You can definitely see how those two are the cream of the crop! 8)

I just wanna throw some clarification out there on something you said about culling...


Mr.Firemouth said:


> 2 fish I culled out of about 40! These are the only 2 keepers!


Admittedly, when I first read this I thought you had it backwards.
In other words, I always thought the act of 'culling' something meant that the 'something' in question was always the thing being disposed of. BUT, I was surprised to discover that the definitions I looked up allow the verb 'cull' to be used _both_ ways! That is to say, "I culled xyz fish" can refer to xyz being kept, and "I culled xyz fish" can also refer to xyz being disposed of.

Sorry if I'm confusing things more here, but I just wanted to elaborate on this in case anyone besides myself wasn't aware that the fish being 'culled' can refer to the ones being kept just as equally as it can refer to the ones being disposed of. Hope that makes some sense.

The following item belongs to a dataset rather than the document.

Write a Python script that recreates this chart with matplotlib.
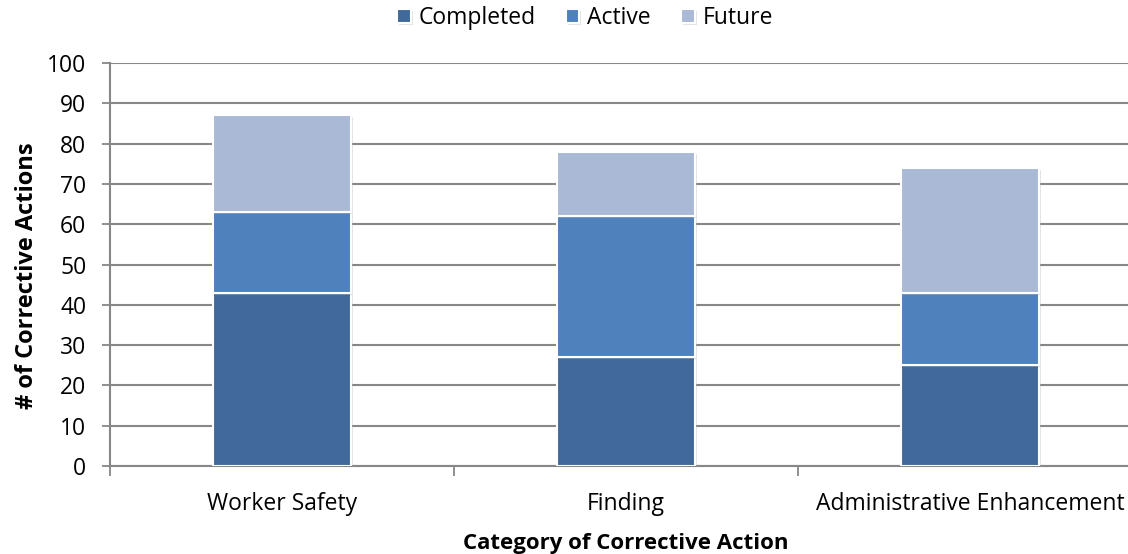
import matplotlib
matplotlib.use("Agg")
import matplotlib.pyplot as plt
import matplotlib.patheffects as pe
import numpy as np

categories = ["Worker Safety", "Finding", "Administrative Enhancement"]
completed = [43, 27, 25]
active = [20, 35, 18]
future = [24, 16, 31]
series_names = ["Completed", "Active", "Future"]
colors = ["#416A9B", "#4F81BD", "#AAB9D6"]

plt.rcParams['font.family'] = ['Open Sans', 'DejaVu Sans']

W, H = 1128, 554
fig = plt.figure(figsize=(W / 100, H / 100), dpi=100)
left = 110 / W
right = 1142 / W
bottom = 1 - 466 / H
top = 1 - 63 / H
ax = fig.add_axes([left, bottom, right - left, top - bottom])

x = np.arange(len(categories))
bottoms = np.zeros(len(categories))
handles = []
for vals, name, c in zip([completed, active, future], series_names, colors):
    b = ax.bar(x, vals, width=0.4, bottom=bottoms, color=c, edgecolor="white",
               linewidth=1.5, label=name, zorder=3)
    for p in b:
        p.set_path_effects([pe.SimplePatchShadow(offset=(1.5, -1.5), shadow_rgbFace="#b0b0b0", alpha=0.35),
                            pe.Normal()])
    handles.append(b)
    bottoms += np.array(vals)

ax.set_xlim(-0.5, len(categories) - 0.5)
ax.set_ylim(0, 100)
ax.set_yticks(range(0, 101, 10))
ax.tick_params(axis='y', labelsize=16.5, length=6, width=1.3, color="#878787", pad=11)
ax.set_xticks(x)
ax.set_xticklabels(categories, fontsize=16.5)
ax.tick_params(axis='x', length=0, pad=19)
ax.set_xticks(np.arange(-0.5, len(categories), 1), minor=True)
ax.tick_params(axis='x', which='minor', length=7, width=1.3, color="#878787")

ax.yaxis.grid(True, color="#878787", linewidth=1.5, zorder=0)
ax.set_axisbelow(True)
for s in ["top", "right"]:
    ax.spines[s].set_visible(False)
for s in ["left", "bottom"]:
    ax.spines[s].set_color("#878787")
    ax.spines[s].set_linewidth(1.5)

ax.set_ylabel("# of Corrective Actions", fontsize=17, fontweight="bold")
ax.yaxis.set_label_coords((27 - 110) / (1142 - 110), (466 - 276) / (466 - 63))
ax.yaxis.label.set_va("center")
ax.set_xlabel("Category of Corrective Action", fontsize=16, fontweight="bold")
ax.xaxis.set_label_coords(0.5, -(543 - 466) / (466 - 63))
ax.xaxis.label.set_va("center")

fig.legend(handles=handles, labels=series_names, loc="center", bbox_to_anchor=(585 / W, 1 - 18 / H),
           ncol=3, frameon=False, fontsize=16.5, handlelength=0.6, handleheight=0.6,
           handletextpad=0.35, columnspacing=1.3)

fig.savefig("out.png", dpi=100)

Maybe it's too early in the morning for me to be posting?! :?  
BV


----------



## Mr.Firemouth (May 20, 2007)

Thanks BV!

Yeah, if you look at the group shots you can see the caudal and ventral fins are rimmed in dark blue, but the 2 culls were rimmed in black! These fish will be amazingly colorful when they mature to breeding age!


----------



## Big Vine (Feb 26, 2007)

Just curious...
How many different pairs are a part of your breeding program, and how many tanks do you have for them? I'm assuming each pair gets their own tank, correct? What size of tanks do you typically use for this purpose? Also, how many fry tanks would you typically have going at once, and what size of tanks are typically used for this purpose?

I'm just trying to get an idea of what all is required for a project of this magnitude.
In essence, I am trying to gather up an idea of just how many tanks (and what sizes of tanks) someone will need to be aiming for in order to carry out a linebreeding program similar in magnitude to what you have been undertaking over the past years...

I'm sure it's probably difficult to throw out exact figures for this, especially when you've been working at it for a while and have probably been expanding things and so forth. But a rough idea of what one needs to embark on such a journey would be nice to know. I don't mean to put you on the spot or anything, lol. :wink:



Mr.Firemouth said:


> the caudal and ventral fins are rimmed in dark blue, but the 2 culls were rimmed in black!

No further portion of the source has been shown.